# Exercise aim:
Output the full listing below exactly, without the pictures.

# Information supplied:
◆ ◆ ◆ ◆ ◆ ◆ ◆

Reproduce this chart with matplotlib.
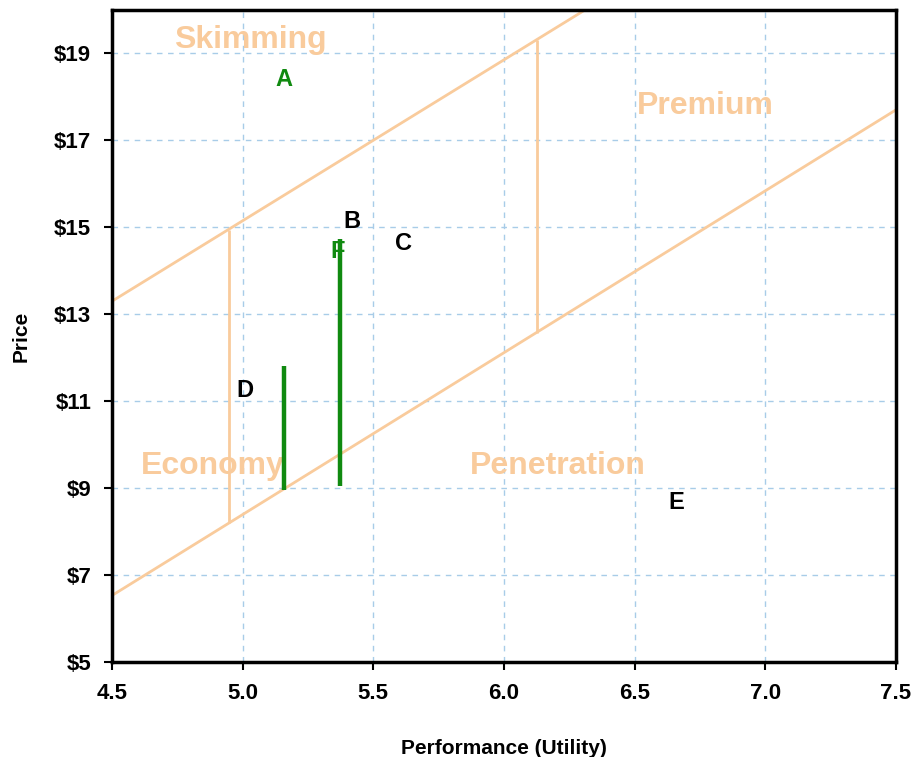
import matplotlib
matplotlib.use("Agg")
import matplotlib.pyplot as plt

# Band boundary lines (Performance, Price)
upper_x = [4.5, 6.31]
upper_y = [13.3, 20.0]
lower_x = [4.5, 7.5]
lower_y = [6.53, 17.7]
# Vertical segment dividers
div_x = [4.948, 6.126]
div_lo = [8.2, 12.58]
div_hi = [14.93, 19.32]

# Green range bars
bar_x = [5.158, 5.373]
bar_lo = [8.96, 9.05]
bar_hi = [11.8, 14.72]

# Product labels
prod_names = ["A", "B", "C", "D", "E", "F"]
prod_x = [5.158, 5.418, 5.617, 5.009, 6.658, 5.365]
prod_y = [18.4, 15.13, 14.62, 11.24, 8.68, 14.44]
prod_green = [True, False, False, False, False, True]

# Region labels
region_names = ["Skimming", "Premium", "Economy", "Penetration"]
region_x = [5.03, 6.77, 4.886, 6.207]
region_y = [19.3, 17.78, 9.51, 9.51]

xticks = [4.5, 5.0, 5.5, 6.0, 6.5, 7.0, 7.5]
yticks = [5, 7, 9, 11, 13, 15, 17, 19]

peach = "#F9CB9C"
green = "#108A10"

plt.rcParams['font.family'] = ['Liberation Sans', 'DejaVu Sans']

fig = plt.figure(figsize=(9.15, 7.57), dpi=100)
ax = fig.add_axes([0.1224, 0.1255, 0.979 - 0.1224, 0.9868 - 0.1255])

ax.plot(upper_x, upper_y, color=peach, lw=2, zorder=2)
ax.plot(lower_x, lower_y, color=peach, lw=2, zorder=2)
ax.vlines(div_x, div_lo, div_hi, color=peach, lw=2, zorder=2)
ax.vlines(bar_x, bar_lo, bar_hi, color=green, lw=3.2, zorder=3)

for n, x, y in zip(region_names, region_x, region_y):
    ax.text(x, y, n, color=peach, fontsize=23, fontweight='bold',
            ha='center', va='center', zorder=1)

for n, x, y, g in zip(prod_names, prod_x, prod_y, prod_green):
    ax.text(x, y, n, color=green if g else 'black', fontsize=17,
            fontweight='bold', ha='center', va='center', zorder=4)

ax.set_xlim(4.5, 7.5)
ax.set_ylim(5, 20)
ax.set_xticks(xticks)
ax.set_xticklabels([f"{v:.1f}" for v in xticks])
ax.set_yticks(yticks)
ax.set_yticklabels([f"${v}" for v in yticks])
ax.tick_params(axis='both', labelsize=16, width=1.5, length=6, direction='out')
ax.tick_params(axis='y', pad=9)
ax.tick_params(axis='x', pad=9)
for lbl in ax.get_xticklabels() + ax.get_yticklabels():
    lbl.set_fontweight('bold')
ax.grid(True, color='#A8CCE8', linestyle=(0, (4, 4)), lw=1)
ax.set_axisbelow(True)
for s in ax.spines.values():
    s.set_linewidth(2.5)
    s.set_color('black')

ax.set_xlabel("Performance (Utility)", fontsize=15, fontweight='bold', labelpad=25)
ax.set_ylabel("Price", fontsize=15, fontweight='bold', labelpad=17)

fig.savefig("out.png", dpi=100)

◆ ◆ ◆ ◆ ◆ ◆ ◆

# The output:
Reproduce this chart with matplotlib.
import matplotlib
matplotlib.use("Agg")
import matplotlib.pyplot as plt

# Band boundary lines (Performance, Price)
upper_x = [4.5, 6.31]
upper_y = [13.3, 20.0]
lower_x = [4.5, 7.5]
lower_y = [6.53, 17.7]
# Vertical segment dividers
div_x = [4.948, 6.126]
div_lo = [8.2, 12.58]
div_hi = [14.93, 19.32]

# Green range bars
bar_x = [5.158, 5.373]
bar_lo = [8.96, 9.05]
bar_hi = [11.8, 14.72]

# Product labels
prod_names = ["A", "B", "C", "D", "E", "F"]
prod_x = [5.158, 5.418, 5.617, 5.009, 6.658, 5.365]
prod_y = [18.4, 15.13, 14.62, 11.24, 8.68, 14.44]
prod_green = [True, False, False, False, False, True]

# Region labels
region_names = ["Skimming", "Premium", "Economy", "Penetration"]
region_x = [5.03, 6.77, 4.886, 6.207]
region_y = [19.3, 17.78, 9.51, 9.51]

xticks = [4.5, 5.0, 5.5, 6.0, 6.5, 7.0, 7.5]
yticks = [5, 7, 9, 11, 13, 15, 17, 19]

peach = "#F9CB9C"
green = "#108A10"

plt.rcParams['font.family'] = ['Liberation Sans', 'DejaVu Sans']

fig = plt.figure(figsize=(9.15, 7.57), dpi=100)
ax = fig.add_axes([0.1224, 0.1255, 0.979 - 0.1224, 0.9868 - 0.1255])

ax.plot(upper_x, upper_y, color=peach, lw=2, zorder=2)
ax.plot(lower_x, lower_y, color=peach, lw=2, zorder=2)
ax.vlines(div_x, div_lo, div_hi, color=peach, lw=2, zorder=2)
ax.vlines(bar_x, bar_lo, bar_hi, color=green, lw=3.2, zorder=3)

for n, x, y in zip(region_names, region_x, region_y):
    ax.text(x, y, n, color=peach, fontsize=23, fontweight='bold',
            ha='center', va='center', zorder=1)

for n, x, y, g in zip(prod_names, prod_x, prod_y, prod_green):
    ax.text(x, y, n, color=green if g else 'black', fontsize=17,
            fontweight='bold', ha='center', va='center', zorder=4)

ax.set_xlim(4.5, 7.5)
ax.set_ylim(5, 20)
ax.set_xticks(xticks)
ax.set_xticklabels([f"{v:.1f}" for v in xticks])
ax.set_yticks(yticks)
ax.set_yticklabels([f"${v}" for v in yticks])
ax.tick_params(axis='both', labelsize=16, width=1.5, length=6, direction='out')
ax.tick_params(axis='y', pad=9)
ax.tick_params(axis='x', pad=9)
for lbl in ax.get_xticklabels() + ax.get_yticklabels():
    lbl.set_fontweight('bold')
ax.grid(True, color='#A8CCE8', linestyle=(0, (4, 4)), lw=1)
ax.set_axisbelow(True)
for s in ax.spines.values():
    s.set_linewidth(2.5)
    s.set_color('black')

ax.set_xlabel("Performance (Utility)", fontsize=15, fontweight='bold', labelpad=25)
ax.set_ylabel("Price", fontsize=15, fontweight='bold', labelpad=17)

fig.savefig("out.png", dpi=100)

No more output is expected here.